No cinema, ele pode ser ouvido na trilha do filmes “The Sandpiper” (“Adeus às ilusões), produção de 1965, dirigida por Vincent Minelli e estrelada por Elizabeth Taylor e Richard Burton. A trilha sonora foi composta por Johnny Mandel, que ali lançou seu grande sucesso “The Shadow of Your Smile”. A música, que ganharia o Oscar de Melhor Canção Original, é uma parceria com o letrista Paul Francis Webster e se tornaria um dos maiores hits da década, nas vozes de gente como Tony Bennett, Barbra Streisand e Johnny Mathis.
O nome de Roberts está indelevelmente associado à célebre fabricante de guitarras Gibson, que sob a sua supervisão construiu dois modelos com o seu nome: a H. R. Custom e a H. R. Fusion. Por suas contribuições como músico e projetista, Howard faz parte do seleto Gibson Hall of Fame, embora também tenha ajudado no desenvolvimento de guitarras para outras marcas, como Epiphine, Ibanez e Aria.
Inquieto e extremamente interessado na mecânica dos equipamentos musicais, ele fundou na década de 60, juntamente com o engenheiro Ron Benson, a fábrica de amplificadores Benson Amplifier Company, que encerraria suas atividades em 1974. Também foi o produtor de uma série de vídeos didáticos estrelados pelo grande baixista Ray Brown.
O compositor Duane Tatro criou o “Concert For Electric Guitar and Orchestra” especialmente para Roberts. A primeira execução pública da obra foi realizada no auditório do Museu Municipal Jean Delacour, em Los Angeles, no mês de janeiro de 1977. Howard atuou como solista convidado da Studio Arts Orchestra, sob a regência de Charles Blackman, e a repercussão do concerto junto à crítica foi bastante favorável.

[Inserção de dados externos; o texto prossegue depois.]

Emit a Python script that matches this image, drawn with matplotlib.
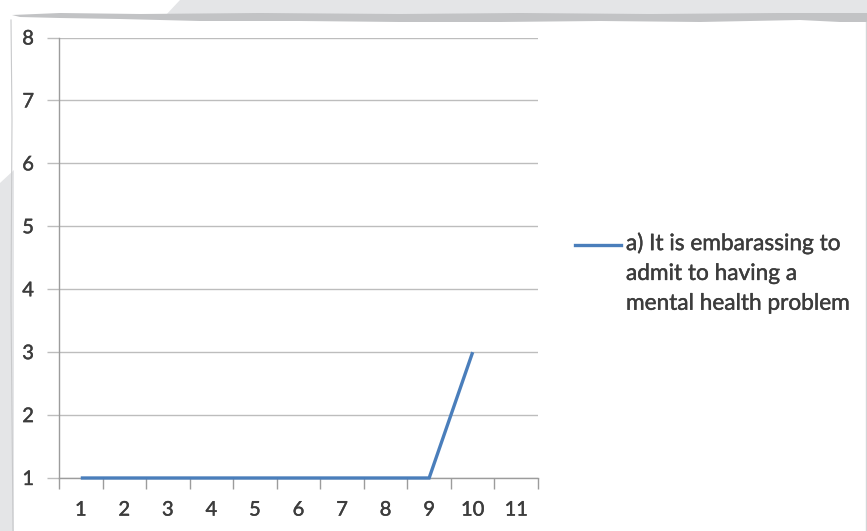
import matplotlib
matplotlib.use("Agg")
import matplotlib.pyplot as plt
import matplotlib.patheffects as pe
from matplotlib.patches import Polygon
from matplotlib.lines import Line2D

# Data
categories = list(range(1, 12))
x_points = [1, 2, 3, 4, 5, 6, 7, 8, 9, 10]
y_values = [1, 1, 1, 1, 1, 1, 1, 1, 1, 3]
y_ticks = [1, 2, 3, 4, 5, 6, 7, 8]
series_label = "a) It is embarassing to\nadmit to having a\nmental health problem"

W, H = 867, 531
plt.rcParams['font.family'] = ['Lato', 'DejaVu Sans']

fig = plt.figure(figsize=(W / 100, H / 100), dpi=100)
fig.patch.set_facecolor("white")


def px(x, y):
    return (x / W, 1 - y / H)


# Paper-style frame around the chart
top_band = [(180, 0), (W, 0), (W, 16), (165, 16)]
fig.add_artist(Polygon([px(*p) for p in top_band], closed=True,
                       facecolor="#e4e5e7", edgecolor="none",
                       transform=fig.transFigure, zorder=0))
torn_edge = [(12, 15), (60, 13), (140, 14), (260, 13), (400, 14), (520, 13),
             (650, 14), (780, 13), (W, 13), (W, 22), (840, 22), (800, 20),
             (700, 22), (600, 21), (500, 22), (400, 22), (300, 21), (200, 21),
             (120, 19), (60, 18), (20, 17)]
fig.add_artist(Polygon([px(*p) for p in torn_edge], closed=True,
                       facecolor="#c2c3c5", edgecolor="none",
                       transform=fig.transFigure, zorder=0))
left_strip = [(0, 183), (14, 170), (14, H), (0, H)]
fig.add_artist(Polygon([px(*p) for p in left_strip], closed=True,
                       facecolor="#e4e5e7", edgecolor="none",
                       transform=fig.transFigure, zorder=0))
fig.add_artist(Line2D([11 / W, 12 / W, 11 / W, 13 / W],
                      [1 - 20 / H, 1 - 120 / H, 1 - 300 / H, 1 - 1.0],
                      color="#c8c9cb", lw=0.8, transform=fig.transFigure, zorder=0))
fig.add_artist(Line2D([865.5 / W, 865.5 / W], [0, 1 - 22 / H],
                      color="#d4d5d7", lw=1.0, transform=fig.transFigure, zorder=0))

# Plot area
left, right = 59 / W, 538 / W
top, bottom = 1 - 37.5 / H, 1 - 478 / H
ax = fig.add_axes([left, bottom, right - left, top - bottom])
ax.set_facecolor("none")

line_color = "#4a7ebb"
ax.plot(x_points, y_values, color=line_color, lw=2.4,
        solid_capstyle="butt", solid_joinstyle="miter", zorder=3, clip_on=False)

ax.set_xlim(0.5, 11.5)
ax.set_ylim(1, 8)

grid_color = "#bdbdbd"
axis_color = "#9c9c9c"
text_color = "#3c3c3c"
tick_font = 14.5
bolden = [pe.withStroke(linewidth=0.3, foreground=text_color)]

ax.set_yticks(y_ticks)
ax.set_yticklabels([str(v) for v in y_ticks])
ax.yaxis.grid(True, color=grid_color, lw=1.0)
ax.set_axisbelow(True)

ax.set_xticks(categories)
ax.set_xticklabels([str(c) for c in categories])
ax.set_xticks([c + 0.5 for c in [0] + categories], minor=True)

ax.tick_params(axis="y", length=9, width=1.0, color=grid_color,
               labelsize=tick_font, labelcolor=text_color, pad=9)
ax.tick_params(axis="x", which="major", length=0, labelsize=tick_font,
               labelcolor=text_color, pad=17)
ax.tick_params(axis="x", which="minor", length=8, width=1.0, color=axis_color)
for lab in ax.get_xticklabels() + ax.get_yticklabels():
    lab.set_path_effects(bolden)

for side in ("top", "right"):
    ax.spines[side].set_visible(False)
ax.spines["left"].set_color(axis_color)
ax.spines["bottom"].set_color(axis_color)
ax.spines["left"].set_linewidth(1.0)
ax.spines["bottom"].set_linewidth(1.0)

# Legend entry
fig.add_artist(Line2D([575 / W, 621 / W], [1 - 245 / H, 1 - 245 / H],
                      color=line_color, lw=2.4, transform=fig.transFigure))
fig.text(626 / W, 1 - 232 / H, series_label, fontsize=16.3, color=text_color,
         va="top", ha="left", linespacing=1.52, path_effects=bolden)

fig.savefig("out.png", dpi=100)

Após uma vida intensa e bastante produtiva, Howard faleceu no dia 28 de junho de 1992, em Seattle, estado de Washington, onde morava desde a década anterior. Naquela cidade, fundou o Roberts Music Institute, que depois de sua morte passou a ser administrado por seu filho, o também guitarrista Jay Roberts. Sua influência pode ser sentida no trabalho de feras como Grant Green, George Benson, Jerry Garcia, Howard Alden, Jimmy Bruno, Larry Carlton, Lee Ritenour ou Anthony Wilson, todos admiradores confessos.
Pedro “Apóstolo” Cardoso define Roberts como um guitarrista “de técnica brilhante, em estilo marcado pela ousadia nas escalas harmônicas, acordes de passagem explorados com grande sutileza e intenso contraste de altos e ‘calmas’. Pertence à mais pura tradição do ‘bebop’, mas capaz de lirismo e altas doses de sensibilidade nas baladas, como nos acompanhamentos e solos da gravação com Julie London”.